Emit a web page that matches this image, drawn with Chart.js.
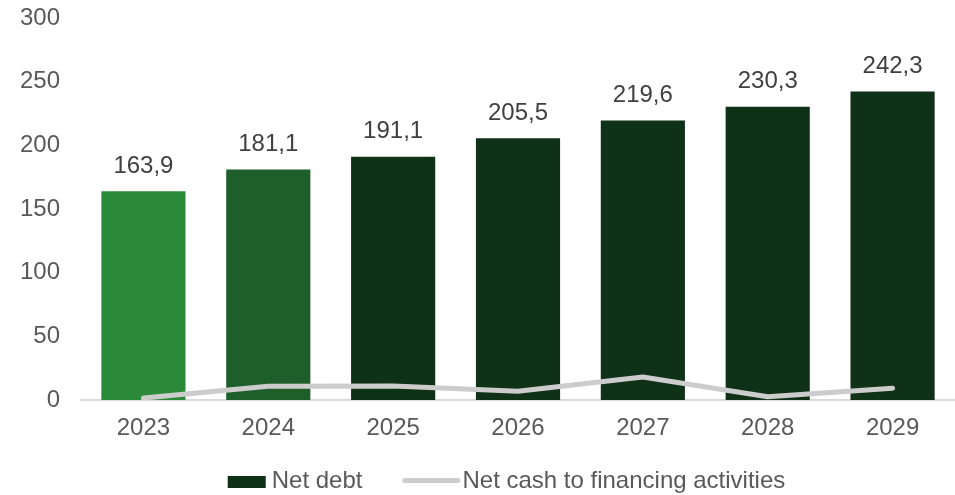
<!DOCTYPE html>
<html>
<head>
<meta charset="utf-8">
<script src="https://cdn.jsdelivr.net/npm/chart.js@4.4.1/dist/chart.umd.min.js"></script>
<style>
  html, body { margin: 0; padding: 0; background: #ffffff; }
  #wrap { width: 955px; height: 495px; }
</style>
</head>
<body>
<div id="wrap"><canvas id="grafico"></canvas></div>
<script>
// --- datos ---
const anios = ["2023", "2024", "2025", "2026", "2027", "2028", "2029"];
const deudaNeta = [163.9, 181.1, 191.1, 205.5, 219.6, 230.3, 242.3];
const cajaFinanciacion = [1.5, 10.8, 11.0, 6.8, 18.0, 2.6, 9.3];
const coloresBarras = ["#2b8a3a", "#1e5e2a", "#0f3117", "#0f3117", "#0f3117", "#0f3117", "#0f3117"];

const FUENTE = "'Liberation Sans', Arial, sans-serif";
const fmt = v => v.toFixed(1).replace(".", ",");

// etiquetas de valor encima de cada barra
const etiquetasBarras = {
  id: "etiquetasBarras",
  afterDatasetsDraw(chart) {
    const ctx = chart.ctx;
    const meta = chart.getDatasetMeta(0);
    ctx.save();
    ctx.font = "24px " + FUENTE;
    ctx.fillStyle = "#404040";
    ctx.textAlign = "center";
    ctx.textBaseline = "middle";
    meta.data.forEach((bar, i) => {
      ctx.fillText(fmt(deudaNeta[i]), bar.x, bar.y - 25);
    });
    ctx.restore();
  }
};

// leyenda abajo: cuadro para barras, trazo para la linea
const leyenda = {
  id: "leyenda",
  afterDraw(chart) {
    const ctx = chart.ctx;
    const ds = chart.data.datasets;
    ctx.save();
    ctx.font = "24px " + FUENTE;
    ctx.textBaseline = "alphabetic";
    const w1 = ctx.measureText(ds[0].label).width;
    const w2 = ctx.measureText(ds[1].label).width;
    const total = 38 + 6 + w1 + 40 + 58 + 2 + w2;
    let x = chart.width / 2 + 29 - total / 2;
    const base = 487.5;

    ctx.fillStyle = "#0f3117";
    ctx.fillRect(x, 476, 38, 12);
    x += 38 + 6;
    ctx.fillStyle = "#595959";
    ctx.fillText(ds[0].label, x, base);
    x += w1 + 40;

    ctx.strokeStyle = "#cccccc";
    ctx.lineWidth = 5;
    ctx.lineCap = "round";
    ctx.beginPath();
    ctx.moveTo(x + 2.5, 480.5);
    ctx.lineTo(x + 58 - 2.5, 480.5);
    ctx.stroke();
    x += 58 + 2;
    ctx.fillText(ds[1].label, x, base);
    ctx.restore();
  }
};

new Chart(document.getElementById("grafico"), {
  type: "bar",
  data: {
    labels: anios,
    datasets: [
      {
        type: "bar",
        label: "Net debt",
        data: deudaNeta,
        backgroundColor: coloresBarras,
        barPercentage: 0.674,
        categoryPercentage: 1,
        order: 1
      },
      {
        type: "line",
        label: "Net cash to financing activities",
        data: cajaFinanciacion,
        borderColor: "#cccccc",
        borderWidth: 5,
        borderCapStyle: "round",
        borderJoinStyle: "round",
        pointRadius: 0,
        tension: 0,
        order: 0
      }
    ]
  },
  options: {
    responsive: true,
    maintainAspectRatio: false,
    animation: false,
    layout: { padding: { top: 18, right: -2, bottom: 55, left: 0 } },
    plugins: {
      legend: { display: false },
      tooltip: { enabled: false }
    },
    scales: {
      x: {
        grid: { display: false, drawTicks: false },
        border: { display: true, color: "#d9d9d9", width: 2 },
        ticks: { color: "#595959", font: { family: FUENTE, size: 24 }, padding: 14 },
        afterFit(scale) { scale.height = 40; }
      },
      y: {
        min: 0,
        max: 300,
        grid: { display: false, drawTicks: false },
        border: { display: false },
        ticks: { stepSize: 50, color: "#595959", font: { family: FUENTE, size: 24 }, padding: 21 },
        afterFit(scale) {
          scale.width = 81;
          scale.paddingTop = 0;
          scale.paddingBottom = 0;
        }
      }
    }
  },
  plugins: [etiquetasBarras, leyenda]
});
</script>
</body>
</html>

□ □ □ □ □

**Requirements:** Copy exactly the lines running from the beginning of the listing through the line that has "x += w1 + 40;". Drop the pictures.

**Exercise output:**
Emit a web page that matches this image, drawn with Chart.js.
<!DOCTYPE html>
<html>
<head>
<meta charset="utf-8">
<script src="https://cdn.jsdelivr.net/npm/chart.js@4.4.1/dist/chart.umd.min.js"></script>
<style>
  html, body { margin: 0; padding: 0; background: #ffffff; }
  #wrap { width: 955px; height: 495px; }
</style>
</head>
<body>
<div id="wrap"><canvas id="grafico"></canvas></div>
<script>
// --- datos ---
const anios = ["2023", "2024", "2025", "2026", "2027", "2028", "2029"];
const deudaNeta = [163.9, 181.1, 191.1, 205.5, 219.6, 230.3, 242.3];
const cajaFinanciacion = [1.5, 10.8, 11.0, 6.8, 18.0, 2.6, 9.3];
const coloresBarras = ["#2b8a3a", "#1e5e2a", "#0f3117", "#0f3117", "#0f3117", "#0f3117", "#0f3117"];

const FUENTE = "'Liberation Sans', Arial, sans-serif";
const fmt = v => v.toFixed(1).replace(".", ",");

// etiquetas de valor encima de cada barra
const etiquetasBarras = {
  id: "etiquetasBarras",
  afterDatasetsDraw(chart) {
    const ctx = chart.ctx;
    const meta = chart.getDatasetMeta(0);
    ctx.save();
    ctx.font = "24px " + FUENTE;
    ctx.fillStyle = "#404040";
    ctx.textAlign = "center";
    ctx.textBaseline = "middle";
    meta.data.forEach((bar, i) => {
      ctx.fillText(fmt(deudaNeta[i]), bar.x, bar.y - 25);
    });
    ctx.restore();
  }
};

// leyenda abajo: cuadro para barras, trazo para la linea
const leyenda = {
  id: "leyenda",
  afterDraw(chart) {
    const ctx = chart.ctx;
    const ds = chart.data.datasets;
    ctx.save();
    ctx.font = "24px " + FUENTE;
    ctx.textBaseline = "alphabetic";
    const w1 = ctx.measureText(ds[0].label).width;
    const w2 = ctx.measureText(ds[1].label).width;
    const total = 38 + 6 + w1 + 40 + 58 + 2 + w2;
    let x = chart.width / 2 + 29 - total / 2;
    const base = 487.5;

    ctx.fillStyle = "#0f3117";
    ctx.fillRect(x, 476, 38, 12);
    x += 38 + 6;
    ctx.fillStyle = "#595959";
    ctx.fillText(ds[0].label, x, base);
    x += w1 + 40;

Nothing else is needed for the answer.